What happened tonight was so crazy and really, really hard to figure out. No one knows what to do with a surprise of sadness. But when you start from a place of goodness, of kindness, of politeness and respectfulness, you leave room to bounce up to happy or down to sad without overextending your rubberband head. Today you boys were sulky and all-consumed with your own doldrums thoughts. You watched nothing, you added nothing, you learned nothing and remained stuck in a low place. When we heard the news about Joe, you were already so self involved and moody that the only reaction was "I'm bored." I don't think that's what you wanted to feel, and I know you certainly didn't feel that way as the news sunk in, but because you were in a pit, you really had no way to react from a level headed, good playing field. Good is clear headed, and is a place of advantageous view and understanding. Good can see happy and sad more clearly than any other state of mind.

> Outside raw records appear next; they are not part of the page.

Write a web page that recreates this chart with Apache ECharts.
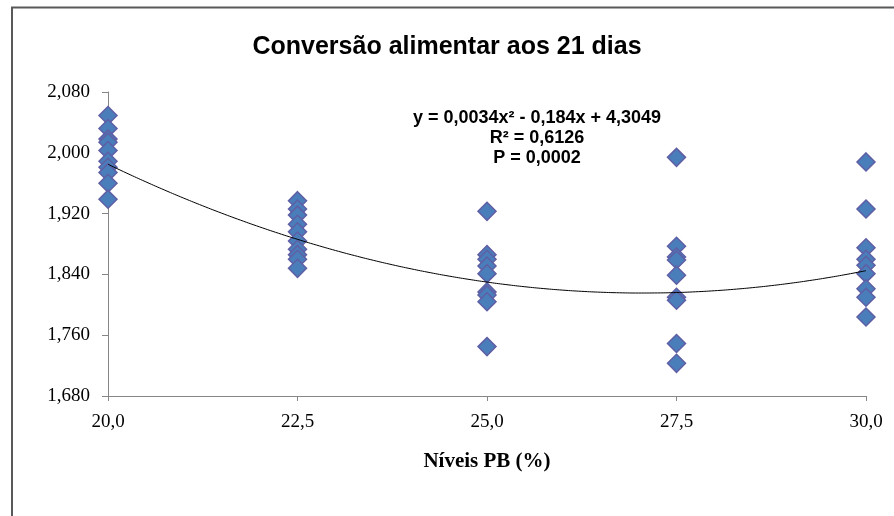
<!DOCTYPE html>
<html>
<head>
<meta charset="utf-8">
<script src="https://cdn.jsdelivr.net/npm/echarts@6/dist/echarts.min.js"></script>
<style>html,body{margin:0;padding:0;background:#fff;}#c{width:894px;height:516px;}</style>
</head>
<body>
<div id="c"></div>
<script>
var titleText = 'Conversão alimentar aos 21 dias';
var xAxisName = 'Níveis PB (%)';
var levels = [20.0, 22.5, 25.0, 27.5, 30.0];
var v20 = [2.049, 2.032, 2.018, 2.014, 2.003, 1.989, 1.981, 1.974, 1.960, 1.939];
var v22_5 = [1.937, 1.926, 1.918, 1.906, 1.896, 1.884, 1.873, 1.866, 1.860, 1.848];
var v25 = [1.923, 1.866, 1.860, 1.851, 1.841, 1.817, 1.813, 1.804, 1.745];
var v27_5 = [1.994, 1.877, 1.863, 1.859, 1.839, 1.810, 1.806, 1.749, 1.723];
var v30 = [1.988, 1.926, 1.875, 1.860, 1.852, 1.841, 1.821, 1.810, 1.784];
var groups = [v20, v22_5, v25, v27_5, v30];
var trendCoef = [0.0034, -0.184, 4.3049]; // a, b, c from the displayed equation
var eqLines = ['y = 0,0034x² - 0,184x + 4,3049', 'R² = 0,6126', 'P = 0,0002'];

var scatterData = [];
groups.forEach(function (g, i) { g.forEach(function (v) { scatterData.push([levels[i], v]); }); });
var trendData = [];
for (var k = 0; k <= 40; k++) {
  var x = 20 + k * 0.25;
  trendData.push([x, trendCoef[0] * x * x + trendCoef[1] * x + trendCoef[2]]);
}

var chart = echarts.init(document.getElementById('c'));
chart.setOption({
  animation: false,
  title: {
    text: titleText, left: 'center', top: 30,
    textStyle: { fontFamily: 'Liberation Sans, Arial', fontWeight: 'bold', fontSize: 25, color: '#000' }
  },
  grid: { left: 108, right: 28, top: 92, bottom: 120 },
  xAxis: {
    type: 'value', min: 20, max: 30, interval: 2.5,
    name: xAxisName, nameLocation: 'middle', nameGap: 55,
    nameTextStyle: { fontFamily: 'Liberation Serif, Times New Roman', fontWeight: 'bold', fontSize: 21, color: '#000' },
    axisLine: { show: true, lineStyle: { color: '#868686', width: 1 } },
    axisTick: { show: true, length: 5, lineStyle: { color: '#868686' } },
    splitLine: { show: false },
    axisLabel: {
      margin: 17, fontFamily: 'Liberation Serif, Times New Roman', fontSize: 19, color: '#000',
      formatter: function (v) { return v.toFixed(1).replace('.', ','); }
    }
  },
  yAxis: {
    type: 'value', min: 1.68, max: 2.08, interval: 0.08,
    axisLine: { show: true, lineStyle: { color: '#868686', width: 1 } },
    axisTick: { show: true, length: 6, lineStyle: { color: '#868686' } },
    splitLine: { show: false },
    axisLabel: {
      margin: 18, fontFamily: 'Liberation Serif, Times New Roman', fontSize: 19, color: '#000',
      formatter: function (v) { return v.toFixed(3).replace('.', ','); }
    }
  },
  graphic: [
    { type: 'rect', shape: { x: 12, y: 7.5, width: 1000, height: 1000 }, style: { fill: 'none', stroke: '#595959', lineWidth: 2 }, z: 0, silent: true },
    { type: 'text', x: 537, y: 108, z: 10,
      style: { text: eqLines.join('\n'), textAlign: 'center', textVerticalAlign: 'top',
        fontFamily: 'Liberation Sans, Arial', fontWeight: 'bold', fontSize: 18, lineHeight: 20, fill: '#000' } }
  ],
  series: [
    { type: 'scatter', data: scatterData, symbol: 'diamond', symbolSize: 18,
      itemStyle: { color: '#4A7EBB', borderColor: '#5F5FA5', borderWidth: 1.5, opacity: 1 }, z: 2 },
    { type: 'line', data: trendData, showSymbol: false, symbol: 'none', smooth: true,
      lineStyle: { color: '#000', width: 1 }, z: 3 }
  ]
});
</script>
</body>
</html>
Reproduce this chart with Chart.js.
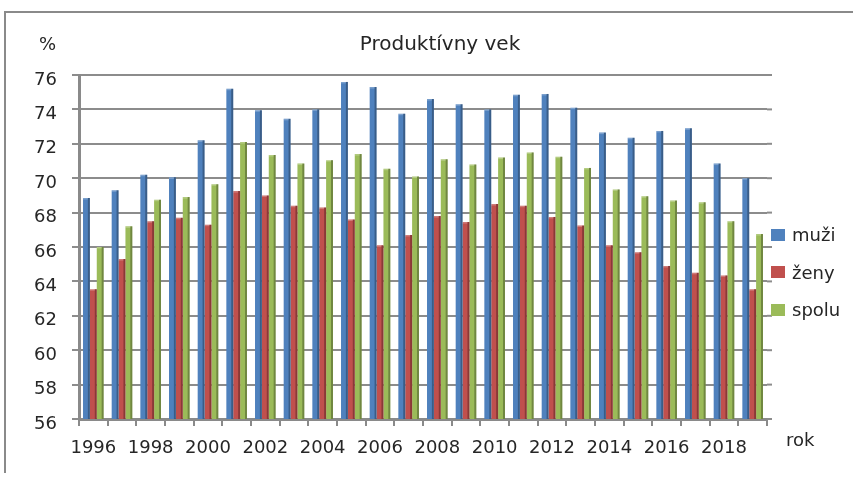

And good can react, and help and be a friend.
I know you are good, and I know tonight you helped Ernesto and felt just as much sadness as I did. These feelings will only get more complicated as you grow, but it's much easier if you start from a good place.
I have no idea if any of this got through. I know they are mad that I am writing this at all. I feel like this a lot; like a ghost. I am trying so hard to make sense, to help them become honorable members of society, to acknowledge their feelings and to realistically integrate them into the world- invisibly while easing the harder pains. I am trying to show them, to take them, to listen to them and to watch them. I am feeling all of their feelings and all of mine intensely, while watching them play out in a field of everyone else's real life feelings. I feel like I'm messing up all of the time. They erupt in the face of my efforts, leaving me to doubt. I am giving it all I have in this emotional black hole...and so basically, today, I feel like a mom. And believe it or not, just writing that sentence reassures me. Happy Mother's Day to all of the mothers.